Could it be that dissatisfaction isn't really the best motivator after all? Could it be that wanting your life to be better doesn't make it any easier to make it so? Is it possible that bad habits are really, really hard to break?
Yes, yes, and yes. Yes.
I propose that instead of resolving some kind of overhaul to your lifestyle -- whether it's quitting smoking, going to the gym more often, or spending less at restaurants -- how about just trying something new that's also healthy? Just once.
Here's why: If you break the ice with something that's outside your routine, you might want to keep it going. What starts as a novelty -- an experiment -- could turn into a new routine, one that becomes part of a new lifestyle.
Thanks to Facebook, I'm in touch with a number of friends I haven't seen in more than 10 years. One of them, Phil, recently remarked that he was "shocked" to learn that I'm running marathons. His mind jumped immediately to an image of me in high school, circa 1992, wearing an oversized sweater and smoking a cigarette in the parking lot. (I was artsy.)
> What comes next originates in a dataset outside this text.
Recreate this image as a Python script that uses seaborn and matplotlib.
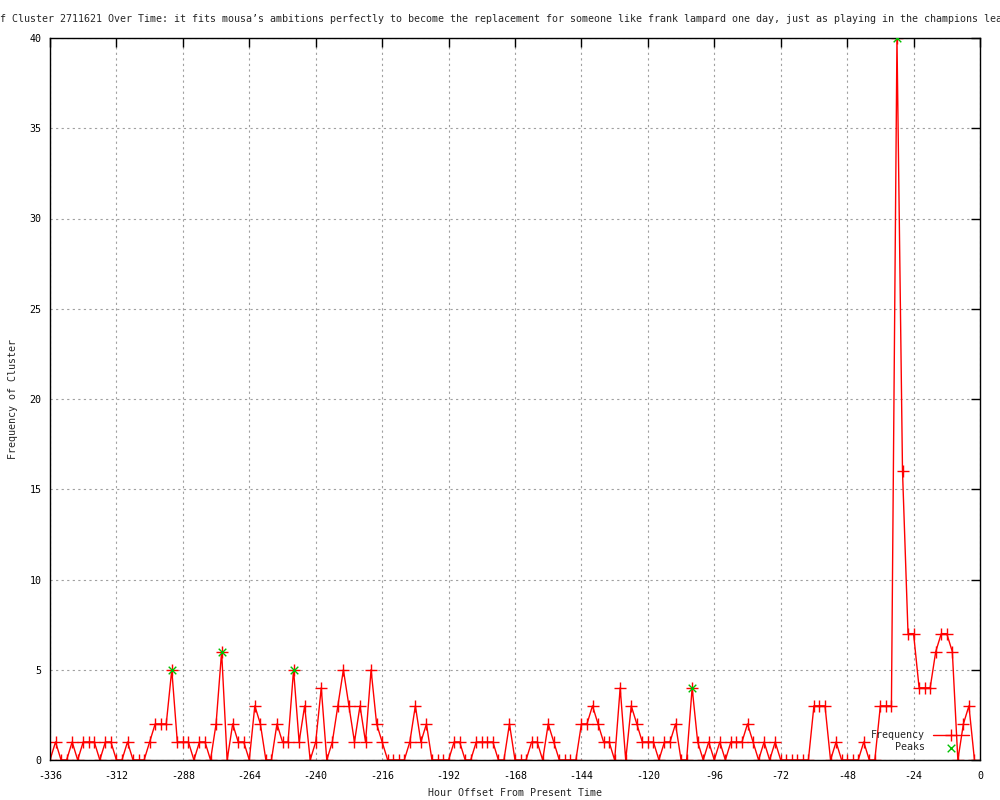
import matplotlib
matplotlib.use("Agg")
import matplotlib.pyplot as plt
import numpy as np
import seaborn as sns

# hour offsets (2 hour bins) and counts
hours = np.arange(-336, 0, 2)
freq = [
    0, 1, 0, 0, 1, 0, 1, 1, 1, 0, 1, 1, 0, 0, 1, 0, 0, 0, 1, 2,
    2, 2, 5, 1, 1, 1, 0, 1, 1, 0, 2, 6, 0, 2, 1, 1, 0, 3, 2, 0,
    0, 2, 1, 1, 5, 1, 3, 0, 1, 4, 0, 1, 3, 5, 3, 1, 3, 1, 5, 2,
    1, 0, 0, 0, 0, 1, 3, 1, 2, 0, 0, 0, 0, 1, 1, 0, 0, 1, 1, 1,
    1, 0, 0, 2, 0, 0, 0, 1, 1, 0, 2, 1, 0, 0, 0, 0, 2, 2, 3, 2,
    1, 1, 0, 4, 0, 3, 2, 1, 1, 1, 0, 1, 1, 2, 0, 0, 4, 1, 0, 1,
    0, 1, 0, 1, 1, 1, 2, 1, 0, 1, 0, 1, 0, 0, 0, 0, 0, 0, 3, 3,
    3, 0, 1, 0, 0, 0, 0, 1, 0, 0, 3, 3, 3, 40, 16, 7, 7, 4, 4, 4,
    6, 7, 7, 6, 0, 2, 3, 0,
]
peak_hours = [-292, -274, -248, -104, -30]
peak_freq = [5, 6, 5, 4, 40]

x_ticks = list(range(-336, 1, 24))
y_ticks = list(range(0, 41, 5))

title = ("Frequency of Cluster 2711621 Over Time: it fits mousa\u2019s ambitions "
         "perfectly to become the replacement for someone like frank lampard "
         "one day, just as playing in the champions league")

sns.set_style("white")
plt.rcParams["font.family"] = ["DejaVu Sans Mono"]
plt.rcParams["font.size"] = 7.2
plt.rcParams["axes.unicode_minus"] = False

fig = plt.figure(figsize=(10, 8), dpi=100)
ax = fig.add_axes([0.05, 0.05, 0.93, 0.9025])

sns.lineplot(x=hours, y=freq, ax=ax, color="#ff0000", lw=1, marker="+",
             markersize=9, markeredgewidth=1, markeredgecolor="#ff0000",
             label="Frequency")
sns.scatterplot(x=peak_hours, y=peak_freq, ax=ax, color="#00c000", marker="x",
                s=30, linewidth=1, label="Peaks", zorder=5)

ax.set_xlim(-336, 0)
ax.set_ylim(0, 40)
ax.set_xticks(x_ticks)
ax.set_yticks(y_ticks)
ax.tick_params(direction="in", top=True, right=True, length=6.5, width=1,
               labelsize=7.2, colors="black")
ax.tick_params(axis="x", pad=8)
ax.tick_params(axis="y", pad=6)
ax.grid(True, linestyle=(0, (2, 3)), color="#a0a0a0", lw=0.8)
for s in ax.spines.values():
    s.set_color("black")
    s.set_linewidth(1)

ax.set_xlabel("Hour Offset From Present Time", fontsize=7.2, va="center")
ax.set_ylabel("Frequency of Cluster", fontsize=7.2, va="center")
ax.xaxis.set_label_coords(0.5, -0.046)
ax.yaxis.set_label_coords(-0.04, 0.5)

# the title is wider than the figure, so both ends run off like in the original
fig.text(-0.0665, 0.976, title, ha="left", va="center", fontsize=7.2)

ax.legend(loc="lower right", bbox_to_anchor=(0.992, 0.005), frameon=False,
          markerfirst=False, handlelength=3.6, borderaxespad=0,
          labelspacing=0.2, fontsize=7.2)

fig.savefig("out.png", dpi=100)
Phil and I went to college together, too. There, we both smoked hand-rolled cigarettes and drank a lot of beer and wine. We wore thrift store sweaters until they were hanging off us like tattered rags. We rarely shaved. We were bohemian, or at least that's how we fancied ourselves.
By 22, I'd smoked a lot of cigarettes and put away a lot of cheap wine and even cheaper beer. I'd spent college immersed in books and smoky dens of ascetic debauchery. I was ready for something new, something intense.
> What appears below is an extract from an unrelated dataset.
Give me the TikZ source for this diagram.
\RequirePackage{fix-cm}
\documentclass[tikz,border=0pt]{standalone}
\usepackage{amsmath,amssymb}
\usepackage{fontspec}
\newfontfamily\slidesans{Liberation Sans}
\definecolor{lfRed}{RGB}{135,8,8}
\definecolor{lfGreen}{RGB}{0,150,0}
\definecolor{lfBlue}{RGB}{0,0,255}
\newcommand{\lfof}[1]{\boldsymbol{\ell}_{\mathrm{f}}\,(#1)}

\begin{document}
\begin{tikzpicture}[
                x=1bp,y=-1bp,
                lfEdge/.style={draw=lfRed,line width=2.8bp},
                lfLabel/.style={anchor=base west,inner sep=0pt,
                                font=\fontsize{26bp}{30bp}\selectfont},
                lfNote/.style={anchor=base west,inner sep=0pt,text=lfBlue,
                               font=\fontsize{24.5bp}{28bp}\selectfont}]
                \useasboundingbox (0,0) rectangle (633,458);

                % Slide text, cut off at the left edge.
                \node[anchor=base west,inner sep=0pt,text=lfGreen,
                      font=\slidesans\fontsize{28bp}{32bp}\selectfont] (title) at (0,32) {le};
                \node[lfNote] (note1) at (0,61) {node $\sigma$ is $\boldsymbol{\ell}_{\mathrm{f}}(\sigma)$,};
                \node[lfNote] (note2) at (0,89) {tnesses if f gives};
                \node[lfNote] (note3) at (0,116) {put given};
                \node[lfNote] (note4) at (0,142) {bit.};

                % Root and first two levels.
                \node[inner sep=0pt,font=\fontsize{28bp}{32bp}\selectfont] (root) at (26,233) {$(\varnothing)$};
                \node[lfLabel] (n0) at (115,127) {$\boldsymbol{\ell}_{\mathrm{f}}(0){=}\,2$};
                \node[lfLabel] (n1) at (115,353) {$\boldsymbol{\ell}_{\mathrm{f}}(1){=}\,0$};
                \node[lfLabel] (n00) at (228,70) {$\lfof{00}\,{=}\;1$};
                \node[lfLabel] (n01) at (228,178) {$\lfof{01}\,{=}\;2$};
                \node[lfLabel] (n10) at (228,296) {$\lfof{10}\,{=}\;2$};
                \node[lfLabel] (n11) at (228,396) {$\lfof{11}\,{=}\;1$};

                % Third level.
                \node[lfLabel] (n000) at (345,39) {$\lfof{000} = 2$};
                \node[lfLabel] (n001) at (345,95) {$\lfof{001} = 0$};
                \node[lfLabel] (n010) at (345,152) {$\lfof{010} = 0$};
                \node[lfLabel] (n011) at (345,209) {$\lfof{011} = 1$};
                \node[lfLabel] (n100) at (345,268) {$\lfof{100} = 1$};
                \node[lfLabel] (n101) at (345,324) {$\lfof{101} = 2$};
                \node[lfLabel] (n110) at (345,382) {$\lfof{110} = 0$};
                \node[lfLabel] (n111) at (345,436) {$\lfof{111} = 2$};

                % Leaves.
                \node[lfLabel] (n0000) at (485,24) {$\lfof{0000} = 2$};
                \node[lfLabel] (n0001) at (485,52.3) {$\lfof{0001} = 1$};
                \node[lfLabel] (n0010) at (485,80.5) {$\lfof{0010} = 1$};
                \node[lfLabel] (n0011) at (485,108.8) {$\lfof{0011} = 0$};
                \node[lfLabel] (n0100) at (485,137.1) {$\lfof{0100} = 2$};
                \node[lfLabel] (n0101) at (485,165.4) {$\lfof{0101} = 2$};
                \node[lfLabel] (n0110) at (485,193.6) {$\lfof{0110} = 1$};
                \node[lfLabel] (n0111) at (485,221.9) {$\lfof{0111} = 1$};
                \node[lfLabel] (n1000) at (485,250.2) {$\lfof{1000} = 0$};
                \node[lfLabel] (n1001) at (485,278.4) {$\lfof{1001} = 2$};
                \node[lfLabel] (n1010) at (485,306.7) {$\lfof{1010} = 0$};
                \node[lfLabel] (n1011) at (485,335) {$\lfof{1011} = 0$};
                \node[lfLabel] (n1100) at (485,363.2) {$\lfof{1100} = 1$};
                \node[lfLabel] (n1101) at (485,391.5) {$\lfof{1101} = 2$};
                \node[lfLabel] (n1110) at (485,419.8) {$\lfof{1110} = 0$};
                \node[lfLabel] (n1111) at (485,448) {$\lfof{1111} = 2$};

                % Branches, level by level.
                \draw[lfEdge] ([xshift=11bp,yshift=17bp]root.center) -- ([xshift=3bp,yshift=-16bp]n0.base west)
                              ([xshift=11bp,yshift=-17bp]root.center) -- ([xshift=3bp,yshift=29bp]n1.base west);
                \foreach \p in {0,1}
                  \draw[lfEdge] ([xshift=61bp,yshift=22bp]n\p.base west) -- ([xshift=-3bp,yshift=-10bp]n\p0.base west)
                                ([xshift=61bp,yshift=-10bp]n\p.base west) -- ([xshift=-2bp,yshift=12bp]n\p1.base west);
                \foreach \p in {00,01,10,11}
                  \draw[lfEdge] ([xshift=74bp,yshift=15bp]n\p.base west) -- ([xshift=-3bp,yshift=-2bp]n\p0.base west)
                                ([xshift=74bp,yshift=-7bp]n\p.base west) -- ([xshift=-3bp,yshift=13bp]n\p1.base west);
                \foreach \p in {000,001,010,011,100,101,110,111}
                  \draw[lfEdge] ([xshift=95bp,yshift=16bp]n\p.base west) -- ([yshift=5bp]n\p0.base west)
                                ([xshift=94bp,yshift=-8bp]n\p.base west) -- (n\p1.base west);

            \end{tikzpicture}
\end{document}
Running seemed suitable. The first time I went, on my 23rd birthday in August of 1998, I stopped after half a mile, wheezing. But I liked how hard my heart was pumping, how I could feel every ounce of blood coursing through my veins. I liked how alive I felt, in between the gasps for air.
So I ran again the next day, with a little more success. I had no intention of ever running more than a few miles. I only did it because I liked the way it made me feel. Which, incidentally, was the exact same reason I started smoking cigarettes in high school.
After a few months, I was running daily and with more ease. Ten years later, I'm logging 45 miles a week. The photo to the right shows me racing head-to-head against Lance Armstrong in a 10K last March. (We're behind the two guys in black -- I'm on the left, Lance is on the right.) After 6.2 miles at a blistering 5:38 pace, I beat him by less than a second, a feat I never imagined possible when I smoked. So when I look back on my school days, I can easily see why Phil would be surprised that I'm no longer the college hippy with a shaggy beard, old corduroys and a filterless, hand-rolled shag between his fingers. It's a study in opposites.
But the moral is clear: I wasn't trying to quit smoking or to become healthier. I just wanted to try something new. Once I realized how much I enjoyed running, I started smoking less. Before long, I saw that smoking only got in the way of running. Since I preferred the latter, I just stopped smoking. Period. End of story.
It wasn't a resolution; it was a natural evolution. I'd been a smoker, now I was a runner. And unlike the dozens of people I know who've earnestly tried to quit many, many times, I haven't had the slightest urge to smoke since.
I don't know if others will benefit from this story, but I hope they will. For me, running wasn't about getting into shape or quitting a bad habit or even wanting to become a runner. To an extent, It was about taking advantage of having a body that wasn't disabled or already so damaged that I couldn't run. But most of all, it was about trying something new. And it stuck. I can't say the same for any new year's resolution I've ever made.